Build the Predictive Scaling system (PRD 16) for the conductor plugin ecosystem.

## Context
Agent Economics (PRD 10) is reactive — it tracks cost after spend occurs and routes
models without historical pattern awareness. We need a forward-looking prediction
layer that anticipates demand, pre-warms caches, and optimizes model routing using
statistical forecasting.

## Architecture
Prediction Engine (sidecar to Agent Economics) with three sub-components:
- Workload Predictor: temporal patterns (hour/day/week), session trajectory
  analysis (activates after 3 tasks), weekly profiles stored as Qdrant vectors
- Cost Forecaster: p25/p50/p75/p95 confidence intervals for 24h/7d/30d horizons
- Cache Pre-Warming Engine: runs daily at 06:00, pre-loads Qdrant collections,
  prompt caches, and context data based on 12-hour workload forecast

## Output Channels
1. Adaptive Model Router — predictive pre-selection based on forecast + budget
   + historical success rates per task-type/agent/model combination
2. Concurrency Advisor — temporary limit adjustments before predicted spikes
3. Budget Alert system — proactive warnings at 70% forecast threshold

## Key Constraints
- Statistical methods ONLY: time-series decomposition, exponential smoothing,
  regression.

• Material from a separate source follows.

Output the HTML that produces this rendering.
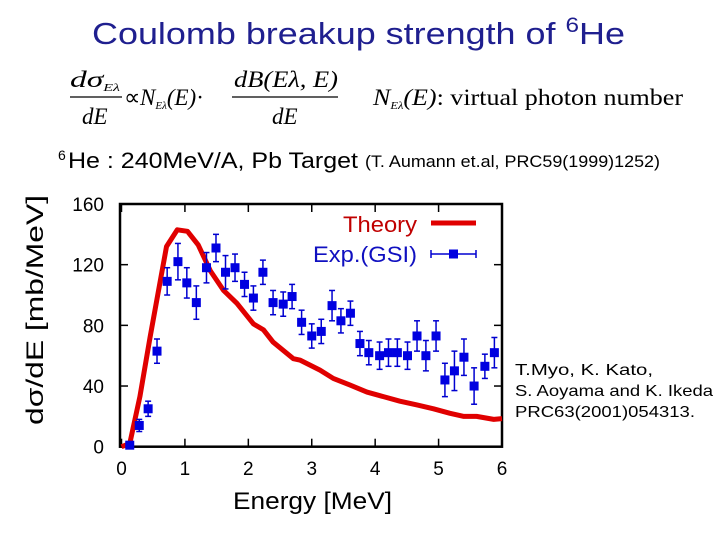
<!DOCTYPE html>
<html><head><meta charset="utf-8"><style>
html,body{margin:0;padding:0;background:#fff;}
svg{display:block;font-family:"Liberation Sans",sans-serif;}
.m{font-family:"Liberation Serif",serif;}
</style></head><body>
<svg id="c" width="720" height="540" viewBox="0 0 720 540">
<text x="92" y="44" font-size="31" fill="#1f1f8f" textLength="533" lengthAdjust="spacingAndGlyphs">Coulomb breakup strength of <tspan font-size="21" dy="-12">6</tspan><tspan dy="12">He</tspan></text>
<g class="m" font-size="23" font-style="italic">
<text x="70" y="87" textLength="50" lengthAdjust="spacingAndGlyphs">dσ<tspan font-size="11" dy="4">Eλ</tspan></text>
<line x1="70" y1="97" x2="122" y2="97" stroke="#000" stroke-width="1.3"/>
<text x="82" y="124">dE</text>
<text x="124" y="105" font-style="normal">∝</text>
<text x="140" y="105">N<tspan font-size="11" dy="4">Eλ</tspan><tspan dy="-4">(E)</tspan><tspan font-style="normal">·</tspan></text>
<text x="234" y="87" textLength="104" lengthAdjust="spacingAndGlyphs">dB(Eλ, E)</text>
<line x1="232" y1="97" x2="338" y2="97" stroke="#000" stroke-width="1.3"/>
<text x="272" y="124">dE</text>
<text x="373" y="105" textLength="310" lengthAdjust="spacingAndGlyphs">N<tspan font-size="11" dy="4">Eλ</tspan><tspan dy="-4">(E)</tspan><tspan font-style="normal">: virtual photon number</tspan></text>
</g>
<text x="58" y="160" font-size="14">6</text>
<text x="68" y="168" font-size="22" textLength="290" lengthAdjust="spacingAndGlyphs">He : 240MeV/A,  Pb Target</text>
<text x="365" y="167" font-size="17" textLength="295" lengthAdjust="spacingAndGlyphs">(T. Aumann et.al, PRC59(1999)1252)</text>
<text transform="translate(43,310) rotate(-90)" text-anchor="middle" font-size="24" textLength="230" lengthAdjust="spacingAndGlyphs">dσ/dE  [mb/MeV]</text>
<text x="233" y="509" font-size="24" textLength="159" lengthAdjust="spacingAndGlyphs">Energy  [MeV]</text>
<g font-size="16">
<text x="515" y="375" textLength="138" lengthAdjust="spacingAndGlyphs">T.Myo, K. Kato,</text>
<text x="515" y="396" textLength="198" lengthAdjust="spacingAndGlyphs">S. Aoyama and K. Ikeda</text>
<text x="515" y="417" textLength="180" lengthAdjust="spacingAndGlyphs">PRC63(2001)054313.</text>
</g>
<g id="plot"></g>
</svg>
<script>
const xTicks=[0,1,2,3,4,5,6];
const yTicks=[0,40,80,120,160];
const theoryE=[0,0.13,0.29,0.45,0.71,0.88,1.04,1.21,1.40,1.61,1.82,2.08,2.24,2.39,2.71,2.82,3.13,3.34,3.60,3.87,4.13,4.39,4.66,4.92,5.18,5.39,5.60,5.87,6.0];
const theoryV=[0,2,33,72,132,143,142,133,116,103,94.5,81,77,69,58,57,50.5,45,40.7,36,33,30,27.5,25,22,20,20,18,18.5];
const expE=[0.13,0.28,0.42,0.56,0.72,0.89,1.03,1.18,1.34,1.49,1.64,1.79,1.94,2.08,2.23,2.39,2.55,2.69,2.84,3.00,3.15,3.32,3.46,3.61,3.76,3.90,4.07,4.21,4.35,4.51,4.66,4.80,4.96,5.10,5.25,5.40,5.56,5.73,5.88];
const expV=[1,14,25,63,109,122,108,95,118,131,115,118,107,98,115,95,94,99,82,73,76,93,83,88,68,62,60,62,62,60,73,60,73,44,50,59,40,53,62];
const expErr=[1,4,5,8,9,12,10,11,10,9,11,9,8,8,8,8,8,8,8,8,8,10,8,8,8,8,9,9,9,9,10,10,10,11,13,12,12,8,10];
const L=121.5,R=502,T=204,B=446.7;
const X=v=>L+(v-0)/6*(R-L);
const Y=v=>B-v/160*(B-T);
const NS='http://www.w3.org/2000/svg';
const g=document.getElementById('plot');
function mk(t,a,p){const e=document.createElementNS(NS,t);for(const k in a)e.setAttribute(k,a[k]);(p||g).appendChild(e);return e;}
const fr=mk('rect',{x:120,y:T,width:R-120,height:B-T,fill:'none',stroke:'#000','stroke-width':2.5});


xTicks.forEach(v=>{
 mk('line',{x1:X(v),y1:B,x2:X(v),y2:B-8,stroke:'#000','stroke-width':1.5});
 mk('line',{x1:X(v),y1:T,x2:X(v),y2:T+8,stroke:'#000','stroke-width':1.5});
 const t=mk('text',{x:X(v),y:475,'text-anchor':'middle','font-size':19});t.textContent=v;
 
 
});
yTicks.forEach(v=>{
 mk('line',{x1:120,y1:Y(v),x2:128,y2:Y(v),stroke:'#000','stroke-width':1.5});
 mk('line',{x1:R,y1:Y(v),x2:R-8,y2:Y(v),stroke:'#000','stroke-width':1.5});
 const t=mk('text',{x:104,y:Y(v)+7,'text-anchor':'end','font-size':19});t.textContent=v;
 
 
});
const th=mk('polyline',{points:theoryE.map((e,i)=>X(e)+','+Y(theoryV[i])).join(' '),fill:'none',stroke:'#e00000','stroke-width':5,'stroke-linejoin':'round'});


expE.forEach((e,i)=>{
 const gg=mk('g',{});
 
 
 const x=X(e),y=Y(expV[i]),y1=Y(expV[i]+expErr[i]),y2=Y(expV[i]-expErr[i]);
 mk('line',{x1:x,y1:y1,x2:x,y2:y2,stroke:'#0000d0','stroke-width':1.5},gg);
 mk('line',{x1:x-3,y1:y1,x2:x+3,y2:y1,stroke:'#0000d0','stroke-width':1.5},gg);
 mk('line',{x1:x-3,y1:y2,x2:x+3,y2:y2,stroke:'#0000d0','stroke-width':1.5},gg);
 mk('rect',{x:x-4.5,y:y-4.5,width:9,height:9,fill:'#0000e0'},gg);
});
const lg=mk('g',{});


const t1=mk('text',{x:343,y:232,'font-size':22,fill:'#c00000',textLength:74,lengthAdjust:'spacingAndGlyphs'},lg);t1.textContent='Theory';
mk('line',{x1:431,y1:223,x2:476,y2:223,stroke:'#e00000','stroke-width':5},lg);
const t2=mk('text',{x:313,y:262,'font-size':22,fill:'#1010c0',textLength:104,lengthAdjust:'spacingAndGlyphs'},lg);t2.textContent='Exp.(GSI)';
mk('line',{x1:431,y1:254,x2:476,y2:254,stroke:'#0000d0','stroke-width':1.5},lg);
mk('line',{x1:431,y1:250,x2:431,y2:258,stroke:'#0000d0','stroke-width':1.5},lg);
mk('line',{x1:476,y1:250,x2:476,y2:258,stroke:'#0000d0','stroke-width':1.5},lg);
mk('rect',{x:449,y:249.5,width:9,height:9,fill:'#0000e0'},lg);
</script>
</body></html>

No ML, no training pipelines, no GPU requirements
- Advisory ONLY: no automated changes without operator policy or approval
- 3-task minimum before session trajectory prediction activates
- Automatic degradation when MAPE exceeds 40% for 7 consecutive days
- All forecasts include confidence intervals (p25/p50/p75/p95)

## Prediction Triggers
- Session Start: generate session-scope workload forecast
- 3-Task Threshold: refine trajectory with actual session data
- Daily (06:00): 24-hour forecast + cache pre-warming execution
- Weekly (Sunday 22:00): 7-day forecast + similar-week matching
- Budget Alert: proactive warning when forecast exceeds 70% budget

## Integration Points
- Reads: Agent Economics (PRD 10), Conductor (PRD 2), Memory (PRD 4),
  Outcome Measurement (PRD 15)
- Writes: Memory Dashboard (PRD 6), Memory System (PRD 4)
- Subscribes/Publishes: Event-Driven (PRD 13)
- Advises: Context Guard (PRD 3), n8n workflows

## Requirements
12 requirements (REQ-PS-001 through REQ-PS-012). All MUST-priority items
are non-negotiable: temporal demand curves, session trajectory analysis,
model routing advisories, daily cache pre-warming, cost confidence intervals,
advisory-only mode, statistical-only methods, and automatic degradation.